- [Your task] Using the data below, gather each line that includes the word "page".
****
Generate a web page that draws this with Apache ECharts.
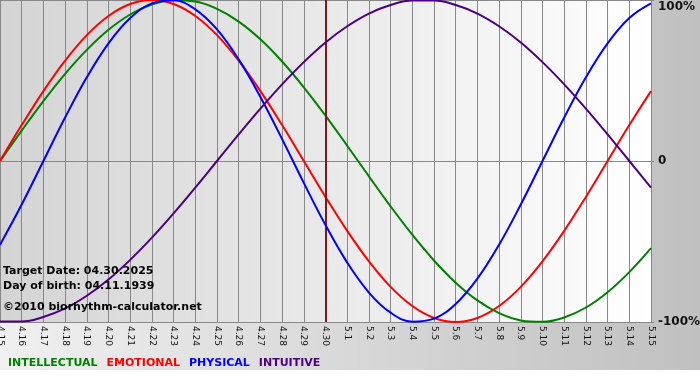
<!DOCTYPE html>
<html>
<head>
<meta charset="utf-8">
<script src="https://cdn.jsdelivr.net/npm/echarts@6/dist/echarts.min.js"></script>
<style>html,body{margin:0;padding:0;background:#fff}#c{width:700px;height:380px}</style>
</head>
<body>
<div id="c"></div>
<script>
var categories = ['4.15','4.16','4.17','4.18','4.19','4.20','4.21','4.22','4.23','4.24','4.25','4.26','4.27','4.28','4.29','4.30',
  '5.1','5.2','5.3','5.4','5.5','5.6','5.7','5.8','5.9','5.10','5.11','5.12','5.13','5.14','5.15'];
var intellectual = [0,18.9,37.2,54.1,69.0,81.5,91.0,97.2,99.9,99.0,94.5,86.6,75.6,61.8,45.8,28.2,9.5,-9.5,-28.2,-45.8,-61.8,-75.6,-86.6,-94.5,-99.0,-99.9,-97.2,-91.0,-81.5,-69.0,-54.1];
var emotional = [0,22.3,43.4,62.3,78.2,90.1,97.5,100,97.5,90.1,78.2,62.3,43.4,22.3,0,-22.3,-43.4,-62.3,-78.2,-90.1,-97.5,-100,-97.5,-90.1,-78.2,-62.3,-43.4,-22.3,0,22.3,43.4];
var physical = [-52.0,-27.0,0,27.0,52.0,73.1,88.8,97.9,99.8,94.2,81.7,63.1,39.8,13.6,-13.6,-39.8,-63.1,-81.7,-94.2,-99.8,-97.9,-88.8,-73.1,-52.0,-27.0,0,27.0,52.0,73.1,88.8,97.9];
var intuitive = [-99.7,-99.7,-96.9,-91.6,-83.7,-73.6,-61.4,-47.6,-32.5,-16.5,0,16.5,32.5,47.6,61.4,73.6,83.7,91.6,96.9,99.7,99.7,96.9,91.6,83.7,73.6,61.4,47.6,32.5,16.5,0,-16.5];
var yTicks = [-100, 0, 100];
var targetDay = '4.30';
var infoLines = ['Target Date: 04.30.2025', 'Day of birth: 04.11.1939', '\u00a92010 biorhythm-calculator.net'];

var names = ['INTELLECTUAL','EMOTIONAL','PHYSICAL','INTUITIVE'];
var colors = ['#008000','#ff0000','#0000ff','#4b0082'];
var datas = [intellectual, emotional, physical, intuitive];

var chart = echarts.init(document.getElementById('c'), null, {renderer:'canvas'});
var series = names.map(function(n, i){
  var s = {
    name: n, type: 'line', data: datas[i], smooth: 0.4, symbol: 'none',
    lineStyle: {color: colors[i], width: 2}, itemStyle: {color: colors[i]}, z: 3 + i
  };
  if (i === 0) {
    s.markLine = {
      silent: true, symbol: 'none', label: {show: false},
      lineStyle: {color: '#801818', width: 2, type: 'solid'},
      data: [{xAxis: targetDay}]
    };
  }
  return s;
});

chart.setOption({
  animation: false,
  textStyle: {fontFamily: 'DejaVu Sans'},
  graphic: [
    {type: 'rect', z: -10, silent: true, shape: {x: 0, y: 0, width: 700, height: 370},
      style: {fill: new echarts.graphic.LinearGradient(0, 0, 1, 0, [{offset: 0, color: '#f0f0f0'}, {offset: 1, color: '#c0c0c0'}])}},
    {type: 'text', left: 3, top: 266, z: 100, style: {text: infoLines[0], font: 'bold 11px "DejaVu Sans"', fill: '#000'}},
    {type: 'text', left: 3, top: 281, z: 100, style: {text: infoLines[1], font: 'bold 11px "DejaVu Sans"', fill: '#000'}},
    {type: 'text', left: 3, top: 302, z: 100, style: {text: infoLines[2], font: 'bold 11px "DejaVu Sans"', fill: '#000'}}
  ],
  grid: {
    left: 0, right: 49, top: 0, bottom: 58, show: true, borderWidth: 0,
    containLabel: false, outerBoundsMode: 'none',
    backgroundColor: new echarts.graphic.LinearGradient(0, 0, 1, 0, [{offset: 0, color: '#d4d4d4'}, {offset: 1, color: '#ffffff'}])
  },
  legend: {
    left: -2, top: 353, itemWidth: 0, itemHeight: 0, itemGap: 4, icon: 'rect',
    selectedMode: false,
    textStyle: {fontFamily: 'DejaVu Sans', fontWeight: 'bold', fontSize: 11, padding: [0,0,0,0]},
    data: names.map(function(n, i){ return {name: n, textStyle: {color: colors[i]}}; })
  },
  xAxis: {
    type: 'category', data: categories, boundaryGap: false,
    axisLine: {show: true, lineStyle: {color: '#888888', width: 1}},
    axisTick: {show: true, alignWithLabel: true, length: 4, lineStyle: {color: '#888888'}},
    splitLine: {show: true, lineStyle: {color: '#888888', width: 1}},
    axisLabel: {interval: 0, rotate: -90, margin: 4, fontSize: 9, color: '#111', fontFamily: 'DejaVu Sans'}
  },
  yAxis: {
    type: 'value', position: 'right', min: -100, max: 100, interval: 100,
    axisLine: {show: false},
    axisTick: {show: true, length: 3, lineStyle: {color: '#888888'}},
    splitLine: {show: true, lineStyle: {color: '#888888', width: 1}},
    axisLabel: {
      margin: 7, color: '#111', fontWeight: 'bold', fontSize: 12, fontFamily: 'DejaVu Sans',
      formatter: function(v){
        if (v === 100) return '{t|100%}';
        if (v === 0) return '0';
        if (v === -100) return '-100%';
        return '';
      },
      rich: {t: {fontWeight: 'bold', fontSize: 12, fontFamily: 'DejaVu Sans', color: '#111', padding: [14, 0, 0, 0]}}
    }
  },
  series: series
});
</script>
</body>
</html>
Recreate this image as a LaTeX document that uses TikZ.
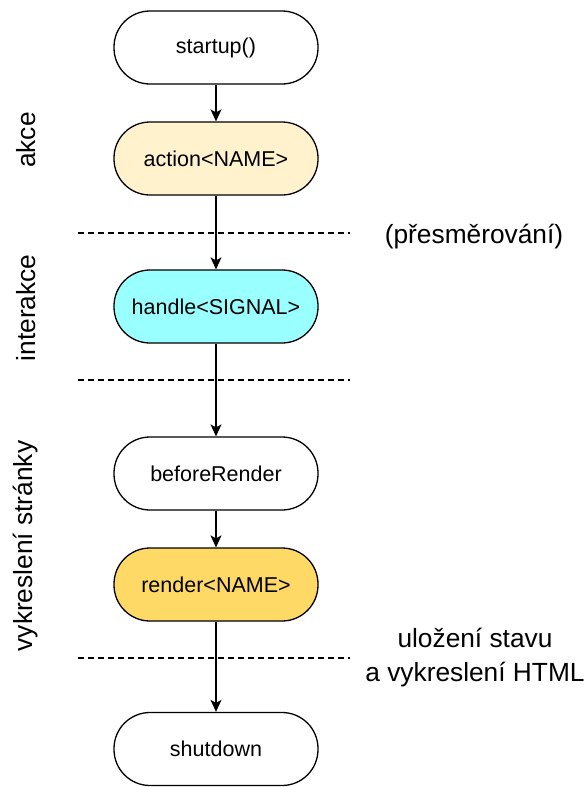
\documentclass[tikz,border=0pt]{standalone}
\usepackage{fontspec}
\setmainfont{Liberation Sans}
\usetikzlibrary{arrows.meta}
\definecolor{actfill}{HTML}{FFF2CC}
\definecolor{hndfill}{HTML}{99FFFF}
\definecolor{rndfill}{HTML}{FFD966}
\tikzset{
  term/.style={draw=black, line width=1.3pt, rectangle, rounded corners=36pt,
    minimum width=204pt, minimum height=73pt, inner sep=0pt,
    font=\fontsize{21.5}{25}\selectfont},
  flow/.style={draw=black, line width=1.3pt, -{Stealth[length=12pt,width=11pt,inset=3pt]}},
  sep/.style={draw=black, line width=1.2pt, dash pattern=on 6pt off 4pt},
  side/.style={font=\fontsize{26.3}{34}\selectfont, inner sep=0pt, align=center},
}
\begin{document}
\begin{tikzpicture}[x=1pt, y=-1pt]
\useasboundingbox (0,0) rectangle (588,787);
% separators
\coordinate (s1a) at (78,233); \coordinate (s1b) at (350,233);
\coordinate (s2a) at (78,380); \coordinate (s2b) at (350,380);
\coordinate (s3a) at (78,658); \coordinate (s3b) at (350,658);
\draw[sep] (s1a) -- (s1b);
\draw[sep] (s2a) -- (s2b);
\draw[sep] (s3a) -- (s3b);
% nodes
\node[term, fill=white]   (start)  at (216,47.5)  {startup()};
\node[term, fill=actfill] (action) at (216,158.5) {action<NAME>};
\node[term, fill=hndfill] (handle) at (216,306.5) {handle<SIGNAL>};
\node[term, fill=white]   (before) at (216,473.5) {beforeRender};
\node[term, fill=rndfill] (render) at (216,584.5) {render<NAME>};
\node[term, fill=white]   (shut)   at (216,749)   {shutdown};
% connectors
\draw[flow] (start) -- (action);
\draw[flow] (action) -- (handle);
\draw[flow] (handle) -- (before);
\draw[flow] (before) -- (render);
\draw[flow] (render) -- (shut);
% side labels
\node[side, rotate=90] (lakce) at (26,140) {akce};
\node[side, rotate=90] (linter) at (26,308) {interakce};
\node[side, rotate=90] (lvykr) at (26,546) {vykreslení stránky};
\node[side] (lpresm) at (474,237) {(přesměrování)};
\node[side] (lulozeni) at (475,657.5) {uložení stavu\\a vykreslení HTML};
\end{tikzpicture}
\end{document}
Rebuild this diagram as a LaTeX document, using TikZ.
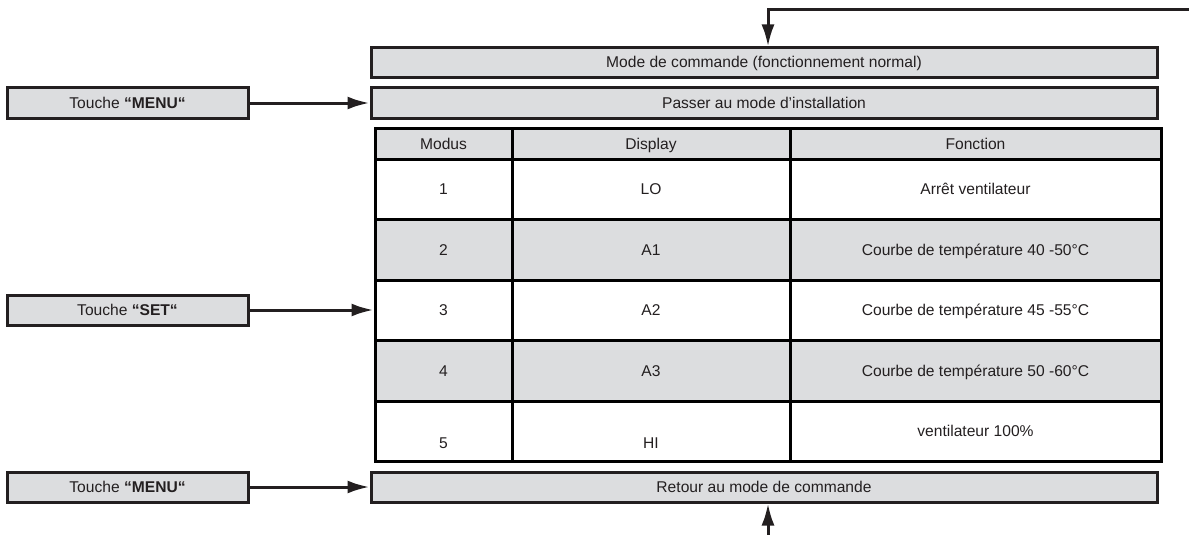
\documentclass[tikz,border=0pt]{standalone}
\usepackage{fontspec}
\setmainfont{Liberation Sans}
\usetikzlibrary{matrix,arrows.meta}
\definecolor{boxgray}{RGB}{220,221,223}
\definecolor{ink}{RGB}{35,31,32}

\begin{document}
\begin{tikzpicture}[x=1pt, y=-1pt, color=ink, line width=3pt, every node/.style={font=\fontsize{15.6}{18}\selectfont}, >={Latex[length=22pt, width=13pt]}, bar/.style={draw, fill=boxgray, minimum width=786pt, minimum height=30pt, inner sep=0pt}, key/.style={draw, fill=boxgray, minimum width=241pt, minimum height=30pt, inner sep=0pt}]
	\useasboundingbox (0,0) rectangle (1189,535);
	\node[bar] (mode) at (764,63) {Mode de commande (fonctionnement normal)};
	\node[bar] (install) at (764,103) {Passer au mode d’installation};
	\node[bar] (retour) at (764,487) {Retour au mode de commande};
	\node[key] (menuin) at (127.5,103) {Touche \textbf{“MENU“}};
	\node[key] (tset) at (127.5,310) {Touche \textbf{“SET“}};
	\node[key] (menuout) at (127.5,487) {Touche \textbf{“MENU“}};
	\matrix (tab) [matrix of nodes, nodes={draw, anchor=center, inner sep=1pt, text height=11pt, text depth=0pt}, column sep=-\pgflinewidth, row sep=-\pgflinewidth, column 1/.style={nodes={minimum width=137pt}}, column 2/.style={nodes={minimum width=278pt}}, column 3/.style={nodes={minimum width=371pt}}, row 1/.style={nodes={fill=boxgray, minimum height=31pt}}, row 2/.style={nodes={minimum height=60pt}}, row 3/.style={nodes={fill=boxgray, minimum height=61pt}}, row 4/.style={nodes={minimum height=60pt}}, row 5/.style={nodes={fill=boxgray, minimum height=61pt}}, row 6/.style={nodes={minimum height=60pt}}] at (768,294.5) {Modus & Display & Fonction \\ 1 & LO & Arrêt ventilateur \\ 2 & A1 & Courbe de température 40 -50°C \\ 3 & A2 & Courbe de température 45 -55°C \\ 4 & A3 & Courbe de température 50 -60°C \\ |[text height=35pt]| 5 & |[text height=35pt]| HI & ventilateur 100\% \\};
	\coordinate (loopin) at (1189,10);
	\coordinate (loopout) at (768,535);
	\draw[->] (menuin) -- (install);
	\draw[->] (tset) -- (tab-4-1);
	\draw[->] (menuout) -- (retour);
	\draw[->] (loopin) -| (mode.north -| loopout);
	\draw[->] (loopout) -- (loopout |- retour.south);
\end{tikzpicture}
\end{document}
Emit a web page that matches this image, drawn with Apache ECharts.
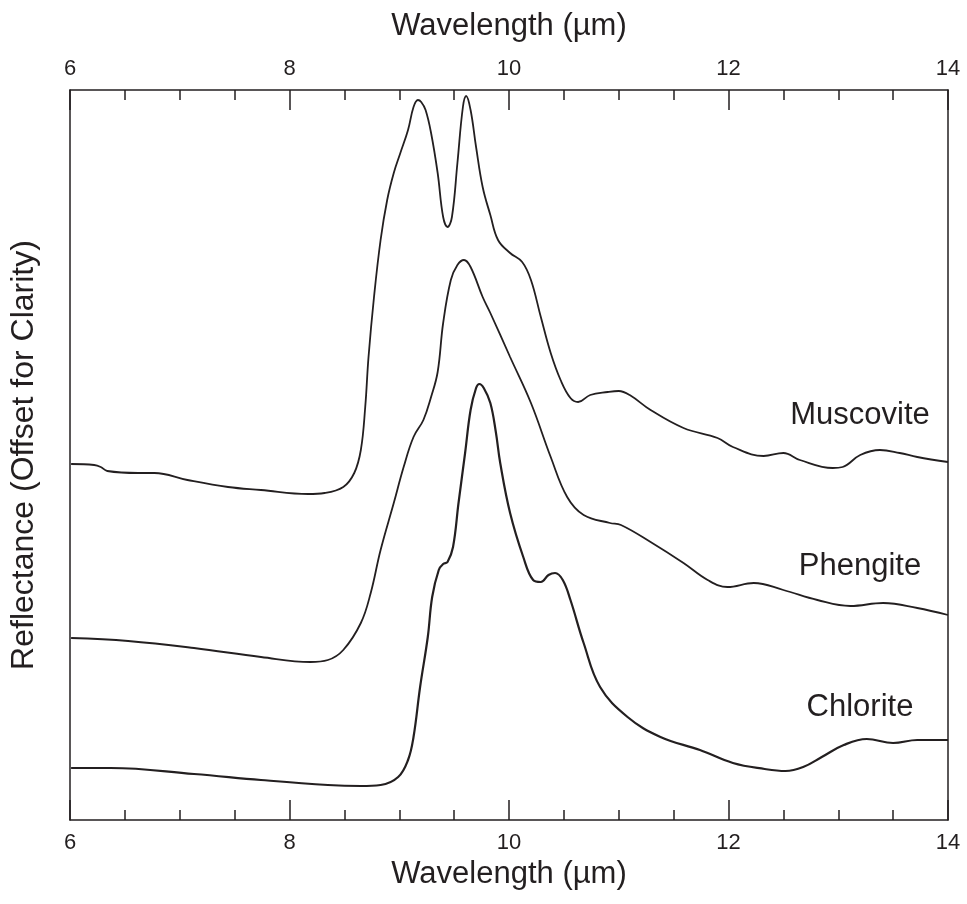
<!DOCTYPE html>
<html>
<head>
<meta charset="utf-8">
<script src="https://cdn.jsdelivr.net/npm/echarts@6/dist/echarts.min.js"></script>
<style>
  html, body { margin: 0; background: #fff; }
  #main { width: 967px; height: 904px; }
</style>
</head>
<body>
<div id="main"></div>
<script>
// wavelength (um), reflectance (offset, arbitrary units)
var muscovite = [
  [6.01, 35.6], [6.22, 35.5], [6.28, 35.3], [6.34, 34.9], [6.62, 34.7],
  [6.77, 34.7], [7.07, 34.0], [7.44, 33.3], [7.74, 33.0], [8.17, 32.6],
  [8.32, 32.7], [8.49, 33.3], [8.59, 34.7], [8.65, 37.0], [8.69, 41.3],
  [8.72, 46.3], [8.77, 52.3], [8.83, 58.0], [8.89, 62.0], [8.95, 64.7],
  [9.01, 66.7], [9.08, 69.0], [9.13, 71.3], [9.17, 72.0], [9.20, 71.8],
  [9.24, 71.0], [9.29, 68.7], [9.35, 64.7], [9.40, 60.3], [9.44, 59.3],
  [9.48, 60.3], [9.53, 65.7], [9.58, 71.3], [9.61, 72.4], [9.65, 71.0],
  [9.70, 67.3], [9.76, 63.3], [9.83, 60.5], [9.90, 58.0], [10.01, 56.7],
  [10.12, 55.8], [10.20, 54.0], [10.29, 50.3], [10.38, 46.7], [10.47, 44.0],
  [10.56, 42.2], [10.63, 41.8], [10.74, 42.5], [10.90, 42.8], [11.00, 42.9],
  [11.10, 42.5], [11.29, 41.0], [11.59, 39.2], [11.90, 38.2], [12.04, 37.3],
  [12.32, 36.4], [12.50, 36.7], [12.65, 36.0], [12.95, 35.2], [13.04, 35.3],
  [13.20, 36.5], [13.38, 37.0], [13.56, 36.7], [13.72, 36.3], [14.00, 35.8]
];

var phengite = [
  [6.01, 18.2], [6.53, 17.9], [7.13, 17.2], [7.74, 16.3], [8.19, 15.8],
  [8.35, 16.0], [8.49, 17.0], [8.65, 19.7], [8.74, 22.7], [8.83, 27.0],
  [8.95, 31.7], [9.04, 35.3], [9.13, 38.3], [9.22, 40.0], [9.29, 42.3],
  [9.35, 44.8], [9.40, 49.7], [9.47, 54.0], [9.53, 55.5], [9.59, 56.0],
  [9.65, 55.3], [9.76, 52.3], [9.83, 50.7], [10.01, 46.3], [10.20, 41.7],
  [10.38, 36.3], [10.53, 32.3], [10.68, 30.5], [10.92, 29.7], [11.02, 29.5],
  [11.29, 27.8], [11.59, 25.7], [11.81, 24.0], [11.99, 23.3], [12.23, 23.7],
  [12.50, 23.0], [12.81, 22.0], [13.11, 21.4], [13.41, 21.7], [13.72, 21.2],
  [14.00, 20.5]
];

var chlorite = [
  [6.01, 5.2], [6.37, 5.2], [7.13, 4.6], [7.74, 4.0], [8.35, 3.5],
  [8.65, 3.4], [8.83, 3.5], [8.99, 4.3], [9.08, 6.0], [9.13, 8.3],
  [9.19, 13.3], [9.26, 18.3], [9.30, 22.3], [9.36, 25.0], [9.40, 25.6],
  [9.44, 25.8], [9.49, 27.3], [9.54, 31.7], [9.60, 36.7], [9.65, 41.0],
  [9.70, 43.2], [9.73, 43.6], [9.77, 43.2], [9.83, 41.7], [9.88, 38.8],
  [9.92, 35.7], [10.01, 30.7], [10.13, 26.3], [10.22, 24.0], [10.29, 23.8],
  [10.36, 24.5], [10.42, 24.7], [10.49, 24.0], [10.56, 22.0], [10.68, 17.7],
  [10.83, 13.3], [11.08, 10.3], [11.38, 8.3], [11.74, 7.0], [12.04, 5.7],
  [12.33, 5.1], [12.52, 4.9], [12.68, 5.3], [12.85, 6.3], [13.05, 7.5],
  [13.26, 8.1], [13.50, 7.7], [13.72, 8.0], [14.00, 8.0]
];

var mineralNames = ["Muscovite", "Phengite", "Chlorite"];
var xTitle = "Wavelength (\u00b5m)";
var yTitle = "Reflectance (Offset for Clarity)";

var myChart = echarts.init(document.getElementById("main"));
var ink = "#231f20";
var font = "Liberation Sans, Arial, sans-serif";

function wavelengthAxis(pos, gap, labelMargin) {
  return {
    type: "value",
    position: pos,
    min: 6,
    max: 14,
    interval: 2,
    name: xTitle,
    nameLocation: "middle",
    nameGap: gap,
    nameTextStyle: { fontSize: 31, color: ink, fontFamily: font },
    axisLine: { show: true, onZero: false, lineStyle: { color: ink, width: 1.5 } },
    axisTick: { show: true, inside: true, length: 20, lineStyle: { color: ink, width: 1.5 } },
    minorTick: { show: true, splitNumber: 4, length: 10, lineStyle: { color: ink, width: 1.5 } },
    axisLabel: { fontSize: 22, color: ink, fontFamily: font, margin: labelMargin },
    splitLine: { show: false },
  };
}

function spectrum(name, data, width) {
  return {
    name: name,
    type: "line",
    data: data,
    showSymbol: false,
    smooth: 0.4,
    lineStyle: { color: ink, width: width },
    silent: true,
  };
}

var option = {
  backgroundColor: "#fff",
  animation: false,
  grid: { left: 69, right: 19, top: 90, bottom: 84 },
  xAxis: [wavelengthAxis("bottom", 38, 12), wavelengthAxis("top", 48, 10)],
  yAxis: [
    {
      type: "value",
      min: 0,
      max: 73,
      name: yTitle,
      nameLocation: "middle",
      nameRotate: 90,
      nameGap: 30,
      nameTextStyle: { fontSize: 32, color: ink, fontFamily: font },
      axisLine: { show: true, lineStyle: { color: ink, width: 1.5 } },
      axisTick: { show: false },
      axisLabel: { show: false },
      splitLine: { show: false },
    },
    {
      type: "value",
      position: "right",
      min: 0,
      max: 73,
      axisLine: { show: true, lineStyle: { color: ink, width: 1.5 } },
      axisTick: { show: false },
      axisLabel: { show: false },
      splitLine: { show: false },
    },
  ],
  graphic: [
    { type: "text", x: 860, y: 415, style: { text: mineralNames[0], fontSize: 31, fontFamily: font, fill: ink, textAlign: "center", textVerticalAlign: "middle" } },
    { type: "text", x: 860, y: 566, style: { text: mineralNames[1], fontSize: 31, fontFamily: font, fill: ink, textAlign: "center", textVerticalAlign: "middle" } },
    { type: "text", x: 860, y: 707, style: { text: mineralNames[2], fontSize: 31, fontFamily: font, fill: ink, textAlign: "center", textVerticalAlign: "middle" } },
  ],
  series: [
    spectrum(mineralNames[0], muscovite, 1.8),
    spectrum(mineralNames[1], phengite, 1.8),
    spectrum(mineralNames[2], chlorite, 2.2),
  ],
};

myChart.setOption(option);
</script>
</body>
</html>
****
- [Answer to the task]
Generate a web page that draws this with Apache ECharts.
Emit a web page that matches this image, drawn with Apache ECharts.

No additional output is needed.